Prior correction methods have been implemented to estimate offset correction. One prior background correction method discussed in U.S. Pat. No. 5,249,123 applies a filter function to the output signal. Another prior background correct method discussed in U.S. Pat. No. 6,701,000 energizes each detector pixel to reduce residual signal in-between data acquisitions when the x-ray emission is stopped. In Overdick, a hardware solution is described to eliminate the gain and lag effects from flat panel detectors. LEDs that are built into the panel saturate the traps in the detector, which minimize the temporal artifacts.

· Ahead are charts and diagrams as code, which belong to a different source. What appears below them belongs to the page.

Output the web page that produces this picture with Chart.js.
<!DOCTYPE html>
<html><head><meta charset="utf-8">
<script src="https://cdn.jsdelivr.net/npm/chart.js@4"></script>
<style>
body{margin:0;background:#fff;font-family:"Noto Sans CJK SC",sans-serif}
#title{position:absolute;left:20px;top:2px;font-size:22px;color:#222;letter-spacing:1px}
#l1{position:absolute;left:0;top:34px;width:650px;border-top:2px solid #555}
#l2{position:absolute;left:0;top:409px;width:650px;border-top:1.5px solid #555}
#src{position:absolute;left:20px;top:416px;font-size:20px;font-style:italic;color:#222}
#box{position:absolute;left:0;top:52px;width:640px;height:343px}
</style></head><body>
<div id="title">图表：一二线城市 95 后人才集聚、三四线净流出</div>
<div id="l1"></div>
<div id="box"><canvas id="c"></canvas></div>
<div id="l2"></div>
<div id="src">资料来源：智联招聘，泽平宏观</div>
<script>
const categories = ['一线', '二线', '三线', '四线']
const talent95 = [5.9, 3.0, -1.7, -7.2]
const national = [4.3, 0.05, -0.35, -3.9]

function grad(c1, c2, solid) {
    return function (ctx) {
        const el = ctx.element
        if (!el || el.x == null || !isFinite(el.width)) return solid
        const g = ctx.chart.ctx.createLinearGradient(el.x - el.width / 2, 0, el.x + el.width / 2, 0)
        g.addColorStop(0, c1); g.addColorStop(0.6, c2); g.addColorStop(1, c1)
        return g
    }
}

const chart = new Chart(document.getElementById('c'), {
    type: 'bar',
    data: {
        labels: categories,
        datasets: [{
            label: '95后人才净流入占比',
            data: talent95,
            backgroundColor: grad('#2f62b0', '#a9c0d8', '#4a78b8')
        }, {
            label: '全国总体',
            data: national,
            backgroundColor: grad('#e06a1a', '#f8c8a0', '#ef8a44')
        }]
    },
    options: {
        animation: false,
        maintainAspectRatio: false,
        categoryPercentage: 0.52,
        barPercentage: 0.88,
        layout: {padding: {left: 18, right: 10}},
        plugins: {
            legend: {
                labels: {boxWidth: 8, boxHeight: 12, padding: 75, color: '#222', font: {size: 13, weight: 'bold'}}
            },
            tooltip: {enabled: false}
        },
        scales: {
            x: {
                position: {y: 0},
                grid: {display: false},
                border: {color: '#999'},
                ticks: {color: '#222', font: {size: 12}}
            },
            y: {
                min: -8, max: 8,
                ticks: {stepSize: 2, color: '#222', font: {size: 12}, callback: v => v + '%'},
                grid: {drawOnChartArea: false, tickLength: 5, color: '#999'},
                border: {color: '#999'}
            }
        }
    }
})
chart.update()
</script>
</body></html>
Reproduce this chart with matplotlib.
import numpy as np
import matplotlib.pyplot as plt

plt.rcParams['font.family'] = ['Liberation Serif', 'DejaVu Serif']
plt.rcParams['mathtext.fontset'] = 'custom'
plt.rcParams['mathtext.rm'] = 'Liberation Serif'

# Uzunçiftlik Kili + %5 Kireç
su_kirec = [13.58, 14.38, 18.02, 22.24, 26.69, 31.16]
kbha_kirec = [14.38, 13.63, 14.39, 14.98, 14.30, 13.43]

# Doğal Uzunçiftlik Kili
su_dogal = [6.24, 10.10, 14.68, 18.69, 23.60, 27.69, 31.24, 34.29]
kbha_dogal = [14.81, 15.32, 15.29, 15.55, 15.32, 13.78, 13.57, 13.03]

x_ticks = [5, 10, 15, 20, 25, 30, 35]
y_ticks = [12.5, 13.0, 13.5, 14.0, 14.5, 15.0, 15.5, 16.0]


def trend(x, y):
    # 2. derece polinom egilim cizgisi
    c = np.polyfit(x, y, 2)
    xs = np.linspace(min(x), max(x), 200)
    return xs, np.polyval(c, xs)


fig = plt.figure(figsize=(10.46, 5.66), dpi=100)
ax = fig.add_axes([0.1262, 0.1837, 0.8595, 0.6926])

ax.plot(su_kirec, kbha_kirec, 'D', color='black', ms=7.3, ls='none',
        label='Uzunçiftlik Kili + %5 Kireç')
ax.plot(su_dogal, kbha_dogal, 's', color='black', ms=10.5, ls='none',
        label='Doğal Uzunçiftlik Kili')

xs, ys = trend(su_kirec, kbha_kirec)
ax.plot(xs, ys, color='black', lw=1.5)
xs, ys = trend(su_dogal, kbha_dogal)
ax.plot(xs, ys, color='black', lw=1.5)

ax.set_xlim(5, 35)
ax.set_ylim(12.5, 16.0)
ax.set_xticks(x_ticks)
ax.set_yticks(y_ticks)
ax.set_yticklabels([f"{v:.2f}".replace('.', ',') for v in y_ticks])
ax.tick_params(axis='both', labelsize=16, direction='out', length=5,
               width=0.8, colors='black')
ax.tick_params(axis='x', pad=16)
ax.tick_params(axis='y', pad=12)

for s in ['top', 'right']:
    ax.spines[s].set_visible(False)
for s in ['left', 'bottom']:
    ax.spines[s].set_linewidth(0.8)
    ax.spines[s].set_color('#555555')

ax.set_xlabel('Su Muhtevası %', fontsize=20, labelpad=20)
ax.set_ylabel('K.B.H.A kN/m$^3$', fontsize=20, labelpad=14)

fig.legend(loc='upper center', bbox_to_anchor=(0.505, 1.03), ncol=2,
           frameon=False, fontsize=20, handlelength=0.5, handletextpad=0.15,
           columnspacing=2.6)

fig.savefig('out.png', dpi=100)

Some of the proposed methods have assumed that the lag was the result of a linear time invariant process. However, this may be false because the time constants associated with traps filling with charge and releasing charge can be different. Thus, a correction based on assuming linearity and time invariance will not fully correct the data. The solution presented in Overdick requires a hardware modification to existing flat-panel x-ray detectors that do not already have the LED electronics built-in.